My wife has her conceal carry and really likes the Kimber Micro 9. It seems to fit her hand perfectly with the Hogue grips. This week I plan on getting one. I’m looking for a good holster to carry with. My thought is maybe needing two, one for her purse and one for on her person. She’s not big, and not small, but most importantly I want her to feel comfortable with it.

Any suggestions?


----------



## Saugeye Tom (Oct 6, 2010)

Brahmabull71 said:


> My wife has her conceal carry and really likes the Kimber Micro 9. It seems to fit her handle perfectly with the Hogue grips nicely. This week I plan on getting one. I’m looking for a good holster to carry with. My thought is maybe needing two, one for her purse and one for on her person. She’s not big, and not small, but most importantly I want her to feel comfortable with it.
> 
> Any suggestions?


Google SAS custom holsters Sidney Ohio! will make ANYTHING you want at a good price!! Tom


----------



## STRONGPERSUADER (Nov 5, 2006)

Brahmabull71 said:


> My wife has her conceal carry and really likes the Kimber Micro 9. It seems to fit her handle perfectly with the Hogue grips nicely. This week I plan on getting one. I’m looking for a good holster to carry with. My thought is maybe needing two, one for her purse and one for on her person. She’s not big, and not small, but most importantly I want her to feel comfortable with it.
> 
> Any suggestions?


Winthrop’s, Madison ave in Cleveland/ Lakewood. Wet fitted/ molded to gun model. Top of the line leather and hand made. Both inside and outside carry.
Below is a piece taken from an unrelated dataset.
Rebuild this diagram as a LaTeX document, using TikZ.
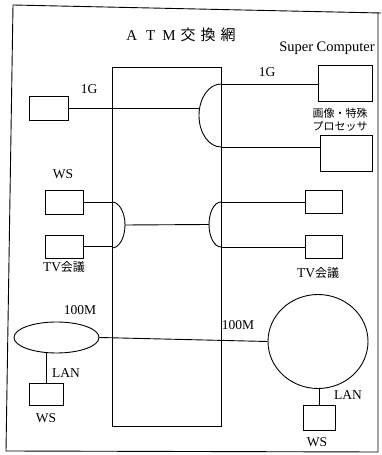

Black or a tan. I have both in black for my kimber 45 crimson carry. Around 60 bucks. He a real good guy too. Not cocked in the picture but can be with the button strap.


----------



## cootmap2 (Nov 1, 2011)

Look up hidden hybrid holsters . Com. Canton Ohio


----------



## Brahmabull71 (Jul 30, 2014)

Thanks guys. I love my Galco for my .45. I will look these others up also!


----------



## Saugeye Tom (Oct 6, 2010)

Brahmabull71 said:


> Thanks guys. I love my Galco for my .45. I will look these others up also!


Love my galco







too..top right


----------



## Blue Pike (Apr 24, 2004)

Wright leather Works ------------ Fremont Ohio

The young men do great work.
https://www.wrightleatherworks.com

Lead time is 8-10 weeks.


----------